I have to get that to Eddie. It’s important. He has to read that!

JOURNAL ENTRY:                                 

THURSDAY DECEMBER 9, 2010 - 12:30PM

 

I’m writing now because some idiot jackoff busted my camera. My six hundred dollar lens is cracked and there’s a big dent in the back. We couldn’t even get it turned on. And I can’t find the flash card. I got no answers from the security guys and Santiago hasn’t picked up at the gate. So I don’t know the real story. 

Rev. Billings got called to some emergency meeting that was all hush-hush. There was no way they were letting me tag along.  

He rescheduled my tour, which was fine with me because it gave me some time to leave here and explore the surrounding area.

There are a few isolated cabins laid back off Williams Road before you get to RT 180. Most are lined with deer pelts, skinned and hung like Christmas ornaments to welcome in the Holiday season.  It looks like there’s no running water out here, limited electricity, in some areas.

So I’m not sure I want to meet my neighbors, though I think I may have heard them on the radio last night. Dell City looks good now and that’s about thirty-two miles away. 

Add another seventy-four to get to El Paso, which looks like the only place I can get my camera fixed, and I’m a long way from getting anything done today. 

I’m nine hundred and eight miles from my bed, my girl and my life.

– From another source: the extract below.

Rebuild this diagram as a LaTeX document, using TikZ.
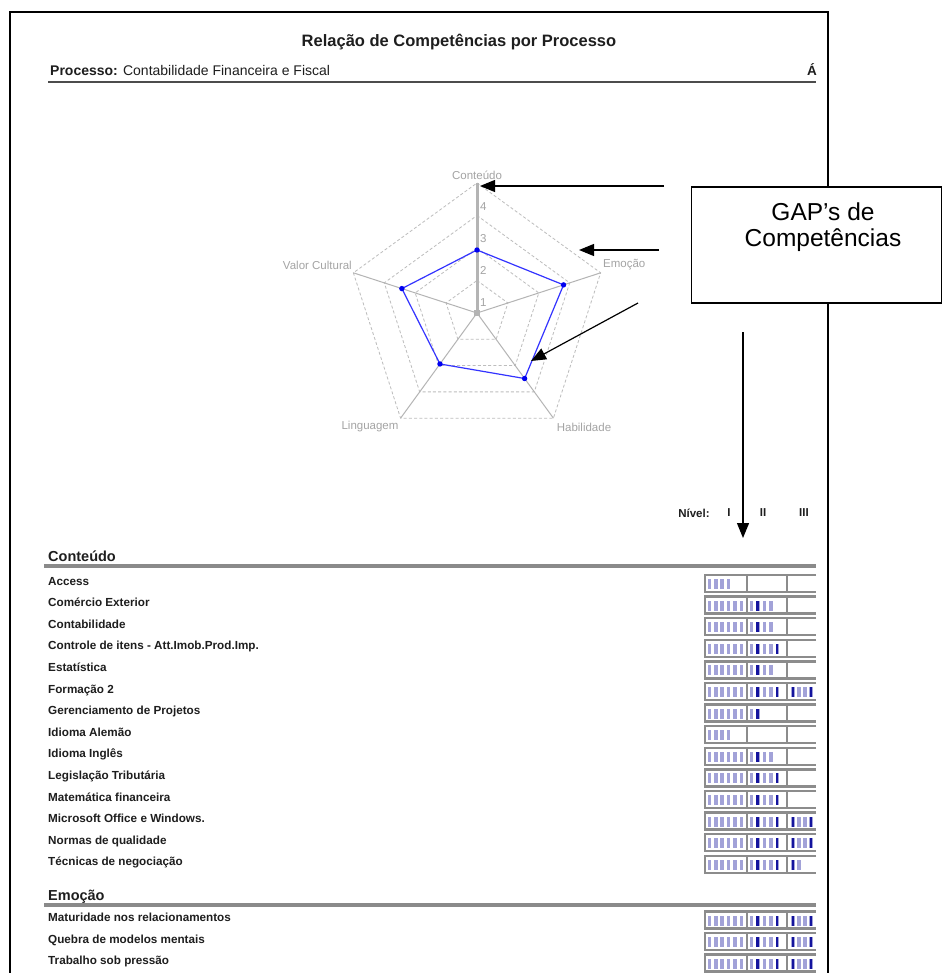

And I need this story. I can’t afford to fail. I need a game-changer.  But for some reason, the only thing that pops into my head is failure. I could picture every colossal screw-up in my life as I drove down that empty, dirt road back here. 

My first marriage was a wreck. I knocked up Jamie when she was twenty-one. I was twenty-five, doing okay as a copywriter, slugging out descriptions of health products by day and playing in a cover band on weekends. 

By the time my daughter Kennedy was four, Jamie and I were night and day. She wanted stability. I wanted sanity. If I spent another day extolling the virtue of lotus seed and papaya enzyme, I was going to go postal and she knew it.  

Living in Los Angeles with a kid, I didn’t have time for a band much less a family. I was working nights too, writing web site copy for a pharmaceutical company to make ends meet. The first three years are the toughest with a kid and we were not doing well. 

This Latin chick in my office, Sofia made feel like I finally had a set of balls and could use them. I wasn’t some loser to her, I was a rock star.  And I fell for it, hook, line and sinker. 

Fell is the appropriate word. Jamie found out and took Kennedy with her. Sofia was banging every Hollywood hipster and Tarantino wannabe so we didn’t last. It was never real anyway. It was me trying to feel better about my pitiful life. Now I haven’t seen my daughter in over four years. 

Jamie got remarried to this vineyard owner, a real wank. Scott Davis, your wine guide to Temecula. He’s even got those cheesy-ass business cards with his stupid, shit eating grin on his face. A total jackass.  

She moved the family out there. They figured it would be better for Kennedy to have a stable family, so now I’m the odd man out.